The public reaction has split along predictable but genuine lines. A large share of comments are celebratory — fans excited for more of the franchise's familiar comfort and quoting old favourite scenes. Running alongside that is a steady thread of condolence and remembrance, with viewers noting how strange and moving it is to laugh at a clip while mourning one of its stars. That blend of joy and loss is unusual for a comedy promo, and it is precisely what is keeping the conversation alive.
What to keep in perspective
A trailer is a sales pitch, and it is worth saying so plainly. Promos are cut to show the best gags and the warmest moments, so the finished film may land differently from the two minutes doing the rounds online. Whether Carry On Jatta 4 matches the highs of the earlier films is something only the full release will settle.
It is also fair to be cautious about over-reading the "Late Jaswinder Bhalla Ji" credit.
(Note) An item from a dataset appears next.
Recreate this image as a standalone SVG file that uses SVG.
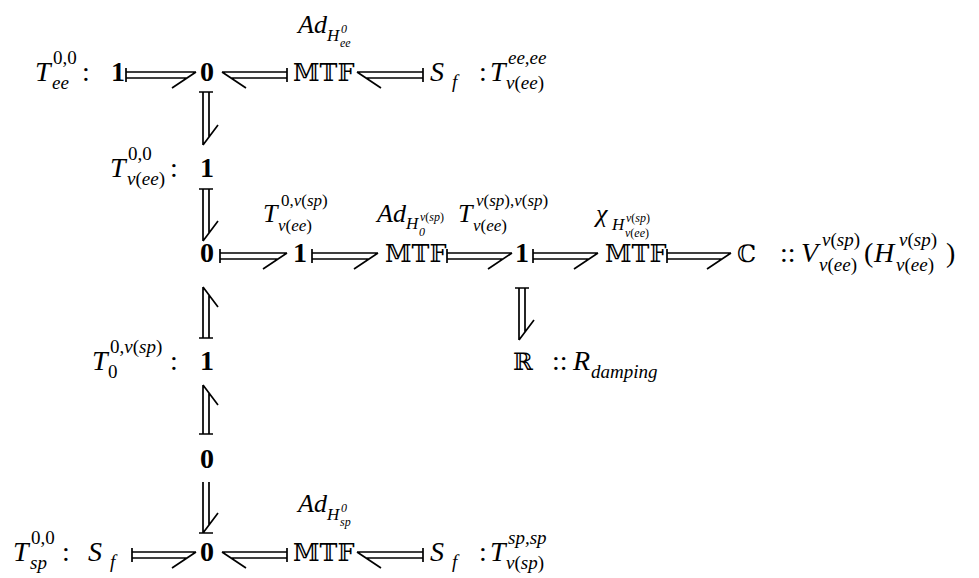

It tells us the film features one of his final performances, but exactly how large his role is, and whether other unreleased projects featuring him still exist, are details best confirmed by the makers rather than assumed from a trailer. Until then, the honest framing is that this is among his last on-screen appearances, not necessarily the very last anyone will ever see.
What likely comes next
Expect the usual rollout to build on the trailer's momentum: song promos, character reveals and cast interviews aimed at converting curiosity into ticket sales. Given the franchise's track record and the emotional pull around Bhalla, the release is positioned to draw strong family and diaspora turnout, the two audiences Punjabi comedies depend on most.
There is a quieter likelihood too. If the film leans into honouring Bhalla — on screen or around the release — it could become a kind of collective farewell, the sort of event where people show up partly to say goodbye to a performer who made them laugh for decades. That would be fitting for a man whose whole craft was helping ordinary people find the funny side of their own lives.
For now, the trailer is doing what the best comedy does at its most human level: making people laugh and feel something at the same time. That it manages both in under three minutes is a small reminder of why the franchise, and the late artist at its heart, earned their following in the first place.